Landlessness and Insecurity: Obstacles to Reintegration in Afghanistan

Author(s)
Macdonald, I
Publication language
English
Pages
12pp.
Date published
09 Feb 2011
Type
Articles
Keywords
Forced displacement and migration, Urban, Shelter and housing
Countries
Afghanistan
Organisations
Middle East Institute

 

The challenges faced by more than five and a half million Afghan refugees who have returned
since 2002 receive scant regard in most international media or official proceedings concerning Afghanistan. Attention is primarily focused on Afghanistan’s intensified armed conflict, NATO’s withdrawal planning, and faltering peace efforts. Moreover, despite the millions of refugees who have returned in the past ten years, Afghans still comprise the world’s largest refugee population.


In November 2008, the Afghanistan Ministry of Foreign Affairs and the UN High
Commissioner for Refugees (UNHCR) held a high-level International Conference on Return
and Reintegration in Kabul. During the conference, the non-governmental organization
(NGO) delegation stressed the urgent need for a comprehensive reintegration strategy to cover basic goods and service provision, coordination, and funding for Afghan returnees.
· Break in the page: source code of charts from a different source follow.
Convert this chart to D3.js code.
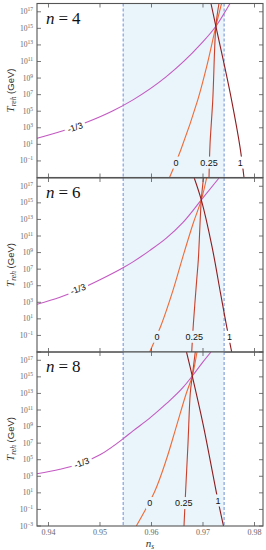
<!DOCTYPE html>
<html>
<head>
<meta charset="utf-8">
<title>T_reh vs n_s</title>
<script src="https://d3js.org/d3.v7.min.js"></script>
<style>
  body { margin: 0; background: #fff; }
  svg text { font-family: "Liberation Serif", serif; }
</style>
</head>
<body>
<div id="chart"></div>
<script>
// ---- data ----
const panelN = [4, 6, 8];
const wLabels = ["-1/3", "0", "0.25", "1"];
const xTicks = [0.94, 0.95, 0.96, 0.97, 0.98];
const yTickExp = [17, 15, 13, 11, 9, 7, 5, 3, 1, -1, -3];
const planckBand = [0.9545, 0.9741];

// curves as [n_s, log10(T_reh / GeV)]
const n4_wm13 = [[0.93777, 1.73], [0.94282, 2.64], [0.94767, 3.72], [0.95252, 5.05], [0.95641, 6.37],
                 [0.96282, 9.14], [0.96942, 13.0], [0.9725, 15.25], [0.97524, 18.0]];
const n4_w0 = [[0.9635, -3.0], [0.9657, 0.35], [0.9690, 6.4], [0.9707, 10.35], [0.9725, 15.25], [0.9736, 18.0]];
const n4_w025 = [[0.97117, -3.0], [0.97136, 0.95], [0.9719, 6.4], [0.9725, 15.25], [0.9731, 18.0]];
const n4_w1 = [[0.97155, 18.0], [0.9725, 15.25], [0.9742, 10.4], [0.97553, 6.4], [0.97718, 0.7], [0.97796, -3.0]];

const n6_wm13 = [[0.93777, 2.76], [0.94223, 3.6], [0.94612, 4.57], [0.9500, 5.71], [0.95447, 7.16], [0.95641, 7.88],
                 [0.95971, 9.27], [0.96282, 10.71], [0.96612, 12.64], [0.96967, 15.35], [0.97311, 18.0]];
const n6_w0 = [[0.95965, -3.0], [0.9619, 0.29], [0.9642, 4.5], [0.9661, 8.52], [0.9681, 12.54], [0.96967, 15.35], [0.9707, 18.0]];
const n6_w025 = [[0.96781, -3.0], [0.96812, 0.29], [0.96878, 5.71], [0.96909, 8.12], [0.96967, 15.35], [0.9701, 18.0]];
const n6_w1 = [[0.9683, 18.0], [0.96967, 15.35], [0.97175, 9.72], [0.9734, 4.1], [0.97447, 0.49], [0.97557, -3.0]];

const n8_wm13 = [[0.93777, 3.3], [0.94223, 3.84], [0.94612, 4.51], [0.9500, 5.59], [0.95447, 7.52], [0.95641, 8.48],
                 [0.95971, 10.05], [0.96282, 11.73], [0.96612, 13.72], [0.96792, 15.1], [0.9700, 16.8], [0.97155, 18.0]];
const n8_w0 = [[0.95705, -3.0], [0.96062, 1.17], [0.96287, 4.99], [0.96482, 9.0], [0.96676, 13.02], [0.96792, 15.1], [0.96883, 18.0]];
const n8_w025 = [[0.96631, -3.0], [0.96664, 1.37], [0.96709, 7.0], [0.96753, 13.02], [0.96792, 15.1], [0.9685, 18.0]];
const n8_w1 = [[0.9668, 18.0], [0.96792, 15.1], [0.9700, 9.33], [0.97175, 3.78], [0.97291, 0.08], [0.97398, -3.0]];

// curve label anchors [n_s, log10 T, rotation]
const n4_labels = [[0.94515, 3.06, -19], [0.96476, -1.2, 0], [0.97117, -1.2, 0], [0.97724, -1.2, 0]];
const n6_labels = [[0.94573, 4.6, -20], [0.96107, -1.16, 0], [0.96831, -1.16, 0], [0.97515, -1.16, 0]];
const n8_labels = [[0.94645, 4.63, -20], [0.95965, -0.23, 0], [0.96625, -0.23, 0], [0.97291, 0.08, 0]];

const panelCurves = [[n4_wm13, n4_w0, n4_w025, n4_w1], [n6_wm13, n6_w0, n6_w025, n6_w1], [n8_wm13, n8_w0, n8_w025, n8_w1]];
const panelLabels = [n4_labels, n6_labels, n8_labels];

// ---- layout ----
const width = 266, height = 550;
const left = 37, right = 263;
const panelTops = [3.5, 178, 352];
const panelH = 174;
const lineColors = ["#c35ac2", "#f06a35", "#c9402a", "#8e1b1d"];
const axisColor = "#555";

const svg = d3.select("#chart").append("svg")
    .attr("width", width)
    .attr("height", height);

const x = d3.scaleLinear().domain([0.93777, 0.98165]).range([left, right]);

function supText(sel, base, exp) {
    sel.append("tspan").text(base);
    sel.append("tspan").attr("dy", -3).attr("font-size", 5.5)
        .text(String(exp).replace("-", "\u2212"));
}

panelN.forEach(function(n, i) {
    var top = panelTops[i];
    var y = d3.scaleLog().domain([1e-3, 1e18]).range([top + panelH, top]);
    var g = svg.append("g").attr("class", "panel");

    var clipId = "clip" + i;
    svg.append("clipPath").attr("id", clipId)
        .append("rect").attr("x", left).attr("y", top).attr("width", right - left).attr("height", panelH);

    // Planck band
    g.append("rect")
        .attr("x", x(planckBand[0])).attr("y", top)
        .attr("width", x(planckBand[1]) - x(planckBand[0])).attr("height", panelH)
        .attr("fill", "#e9f5fb");
    g.selectAll("line.band").data(planckBand).enter().append("line")
        .attr("x1", d => x(d)).attr("x2", d => x(d))
        .attr("y1", top).attr("y2", top + panelH)
        .attr("stroke", "#6e8fd3").attr("stroke-width", 1)
        .attr("stroke-dasharray", "3,2");

    // gaps for the inline labels
    var maskId = "mask" + i;
    var mask = svg.append("mask").attr("id", maskId);
    mask.append("rect").attr("x", 0).attr("y", 0).attr("width", width).attr("height", height).attr("fill", "white");

    var labs = panelLabels[i];
    labs.forEach(function(l, k) {
        var w = wLabels[k].length * 4.6 + 3;
        mask.append("rect")
            .attr("x", -w / 2).attr("y", -6).attr("width", w).attr("height", 12)
            .attr("fill", "black")
            .attr("transform", "translate(" + x(l[0]) + "," + y(Math.pow(10, l[1])) + ") rotate(" + l[2] + ")");
    });

    var line = d3.line()
        .x(d => x(d[0]))
        .y(d => y(Math.pow(10, d[1])));

    g.append("g")
        .attr("clip-path", "url(#" + clipId + ")")
        .attr("mask", "url(#" + maskId + ")")
        .selectAll("path")
        .data(panelCurves[i])
        .enter()
        .append("path")
        .attr("d", (d, k) => line.curve(k === 0 ? d3.curveMonotoneX : d3.curveCatmullRom.alpha(0.5))(d))
        .attr("fill", "none")
        .attr("stroke", (d, k) => lineColors[k])
        .attr("stroke-width", 1.1);

    labs.forEach(function(l, k) {
        g.append("text")
            .attr("transform", "translate(" + x(l[0]) + "," + y(Math.pow(10, l[1])) + ") rotate(" + l[2] + ")")
            .attr("text-anchor", "middle")
            .attr("dy", "0.35em")
            .style("font-family", "'Liberation Sans', Arial, sans-serif")
            .style("font-size", "9px")
            .attr("fill", "#111")
            .text(wLabels[k]);
    });

    // frame
    g.append("rect")
        .attr("x", left).attr("y", top).attr("width", right - left).attr("height", panelH)
        .attr("fill", "none").attr("stroke", axisColor).attr("stroke-width", 1.1);

    // y ticks, both sides
    var yt = g.append("g");
    yTickExp.forEach(function(e) {
        var yy = y(Math.pow(10, e));
        yt.append("line").attr("x1", left).attr("x2", left + 4).attr("y1", yy).attr("y2", yy)
            .attr("stroke", axisColor).attr("stroke-width", 0.8);
        yt.append("line").attr("x1", right).attr("x2", right - 4).attr("y1", yy).attr("y2", yy)
            .attr("stroke", axisColor).attr("stroke-width", 0.8);
        if (e === -3 && i < 2) return;
        var t = yt.append("text")
            .attr("x", 33).attr("y", yy + 2.5)
            .attr("text-anchor", "end")
            .attr("fill", "#666")
            .style("font-size", "7.5px");
        supText(t, "10", e);
    });

    // x ticks top and bottom
    xTicks.forEach(function(v) {
        var xx = x(v);
        g.append("line").attr("x1", xx).attr("x2", xx).attr("y1", top + panelH).attr("y2", top + panelH - 4)
            .attr("stroke", axisColor).attr("stroke-width", 0.8);
        g.append("line").attr("x1", xx).attr("x2", xx).attr("y1", top).attr("y2", top + 4)
            .attr("stroke", axisColor).attr("stroke-width", 0.8);
    });

    // panel title
    var title = g.append("text")
        .attr("x", 46).attr("y", top + 20)
        .style("font-size", "17px")
        .attr("fill", "#111");
    title.append("tspan").style("font-style", "italic").text("n");
    title.append("tspan").attr("dx", 4).text("=");
    title.append("tspan").attr("dx", 4).text(n);

    // y label
    var yl = g.append("text")
        .attr("transform", "translate(14," + (top + panelH / 2) + ") rotate(-90)")
        .attr("text-anchor", "middle")
        .attr("fill", "#333");
    yl.append("tspan").style("font-style", "italic").style("font-size", "11px").text("T");
    yl.append("tspan").style("font-style", "italic").style("font-size", "7.5px").attr("dy", 2).text("reh");
    yl.append("tspan").attr("dy", -2)
        .style("font-family", "'Liberation Sans', Arial, sans-serif").style("font-size", "9.5px")
        .text(" (GeV)");
});

// x tick labels on the bottom panel
var bottom = panelTops[2] + panelH;
svg.append("g").selectAll("text")
    .data(xTicks)
    .enter()
    .append("text")
    .attr("x", d => x(d))
    .attr("y", bottom + 9)
    .attr("text-anchor", "middle")
    .attr("fill", "#666")
    .style("font-size", "8px")
    .text(d => d.toFixed(2));

var xl = svg.append("text")
    .attr("x", (left + right) / 2).attr("y", bottom + 21)
    .attr("text-anchor", "middle")
    .attr("fill", "#333");
xl.append("tspan").style("font-style", "italic").style("font-size", "11px").text("n");
xl.append("tspan").style("font-style", "italic").style("font-size", "7.5px").attr("dy", 2).text("s");
</script>
</body>
</html>
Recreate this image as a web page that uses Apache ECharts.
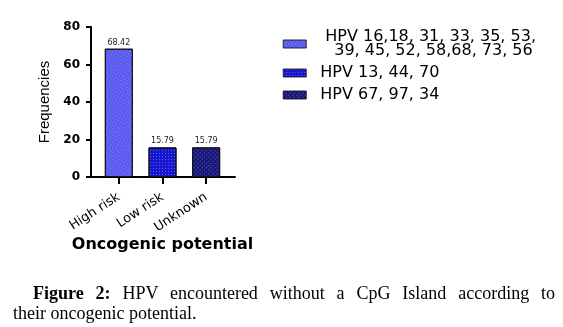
<!DOCTYPE html>
<html>
<head>
<meta charset="utf-8">
<script src="https://cdn.jsdelivr.net/npm/echarts@6/dist/echarts.min.js"></script>
<style>
  html, body { margin:0; padding:0; background:#fff; }
  #wrap { position:relative; width:563px; height:327px; overflow:hidden; }
  #chart { position:absolute; left:0; top:0; width:563px; height:327px; }
  .cap { position:absolute; left:13px; width:542px; font-family:"Liberation Serif","Times New Roman",serif; font-size:18px; line-height:20px; color:#000; white-space:nowrap; }
  #cap1 { top:283px; left:33px; width:522px; text-align:justify; text-align-last:justify; white-space:normal; }
  #cap2 { top:303px; }
</style>
</head>
<body>
<div id="wrap">
  <div id="chart"></div>
  <div class="cap" id="cap1"><b>Figure 2:</b> HPV encountered without a CpG Island according to</div>
  <div class="cap" id="cap2">their oncogenic potential.</div>
</div>
<script>
const categories = ['High risk', 'Low risk', 'Unknown'];
const values = [68.42, 15.79, 15.79];
const seriesNames = ['HPV 16,18, 31, 33, 35, 53, 39, 45, 52, 58,68, 73, 56', 'HPV 13, 44, 70', 'HPV 67, 97, 34'];
const legendLine1 = 'HPV 16,18, 31, 33, 35, 53,';
const legendLine2 = '39, 45, 52, 58,68, 73, 56';
const barColors = ['#5a5af0', '#1616d2', '#18187c'];
const yMin = 0, yMax = 80, yInterval = 20;
const xTitle = 'Oncogenic potential';
const yTitle = 'Frequencies';

const chart = echarts.init(document.getElementById('chart'));

const series = seriesNames.map((name, i) => ({
  name: name,
  type: 'bar',
  stack: 'all',
  xAxisIndex: 0,
  yAxisIndex: 0,
  barWidth: 28,
  data: categories.map((c, j) => (j === i ? values[j] : '-')),
  itemStyle: {
    color: barColors[i],
    borderColor: '#111',
    borderWidth: 1,
    decal: {
      symbol: 'rect',
      symbolSize: 1,
      dashArrayX: [1, 2],
      dashArrayY: [1, 2],
      color: 'rgba(255,255,255,0.3)'
    }
  },
  label: {
    show: true,
    position: 'top',
    distance: 2,
    fontFamily: 'DejaVu Sans',
    fontSize: 8,
    color: '#222',
    formatter: p => p.value.toFixed(2)
  }
}));

chart.setOption({
  animation: false,
  aria: { enabled: true, decal: { show: true } },
  grid: [
    { left: 97, width: 131, top: 27, bottom: 150 },
    { left: 91, width: 144, top: 27, bottom: 150 }
  ],
  xAxis: [
    {
      type: 'category',
      gridIndex: 0,
      data: categories,
      axisLine: { show: false },
      axisTick: { show: true, alignWithLabel: true, length: 7, lineStyle: { color: '#000', width: 2 } },
      axisLabel: { rotate: 33, margin: 19, fontFamily: 'DejaVu Sans', fontSize: 13, color: '#000' },
      name: xTitle,
      nameLocation: 'middle',
      nameGap: 60,
      nameTextStyle: { fontFamily: 'DejaVu Sans', fontWeight: 'bold', fontSize: 16, color: '#000' }
    },
    {
      type: 'value',
      gridIndex: 1,
      min: 0, max: 1,
      axisLine: { show: true, onZero: false, lineStyle: { color: '#000', width: 2 } },
      axisTick: { show: false },
      axisLabel: { show: false },
      splitLine: { show: false }
    }
  ],
  yAxis: [
    {
      type: 'value',
      gridIndex: 0,
      min: yMin, max: yMax, interval: yInterval,
      offset: 6,
      axisLine: { show: true, lineStyle: { color: '#000', width: 2 } },
      axisTick: { show: true, length: 5, lineStyle: { color: '#000', width: 2 } },
      axisLabel: { margin: 11, fontFamily: 'DejaVu Sans', fontWeight: 'bold', fontSize: 12, color: '#000' },
      splitLine: { show: false },
      name: yTitle,
      nameLocation: 'middle',
      nameGap: 39,
      nameRotate: 90,
      nameTextStyle: { fontFamily: 'Liberation Sans', fontSize: 15, color: '#000' }
    },
    { type: 'value', gridIndex: 1, show: false, min: 0, max: 1 }
  ],
  legend: {
    orient: 'vertical',
    left: 283,
    top: 29,
    padding: 0,
    itemWidth: 23,
    itemHeight: 8,
    itemGap: 6,
    selectedMode: false,
    icon: 'rect',
    data: seriesNames,
    itemStyle: { borderWidth: 0.5 },
    textStyle: {
      fontFamily: 'DejaVu Sans', fontSize: 16, color: '#000', lineHeight: 14,
      rich: {
        a: { fontFamily: 'DejaVu Sans', fontSize: 16, lineHeight: 14, padding: [0, 0, 0, 14] },
        b: { fontFamily: 'DejaVu Sans', fontSize: 16, lineHeight: 14, padding: [0, 0, 0, 23] },
        c: { fontFamily: 'DejaVu Sans', fontSize: 16, lineHeight: 14, padding: [0, 0, 0, 9] }
      }
    },
    formatter: name => name === seriesNames[0]
      ? '{a|' + legendLine1 + '}\n{b|' + legendLine2 + '}'
      : '{c|' + name + '}'
  },
  series: series
});
</script>
</body>
</html>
Two of the major reintegration challenges highlighted by the NGO delegation and further elaborated in this paper are: 1) the landless status of many returnees (which includes some of the formerly nomadic Kuchi population) and 2) how deteriorating security and the armed conflict are impeding assistance and reintegration program.2 The paper argues that significant improvements to reintegration efforts could be achieved through the agreement of a holistic reintegration/durable solutions3 strategy covering all returnees, with particular focus on: landlessness; increasing urbanization due insecurity and the lack of livelihoods in rural areas; and, the preservation of impartial, neutral, and independent humanitarian action, including reintegration programming.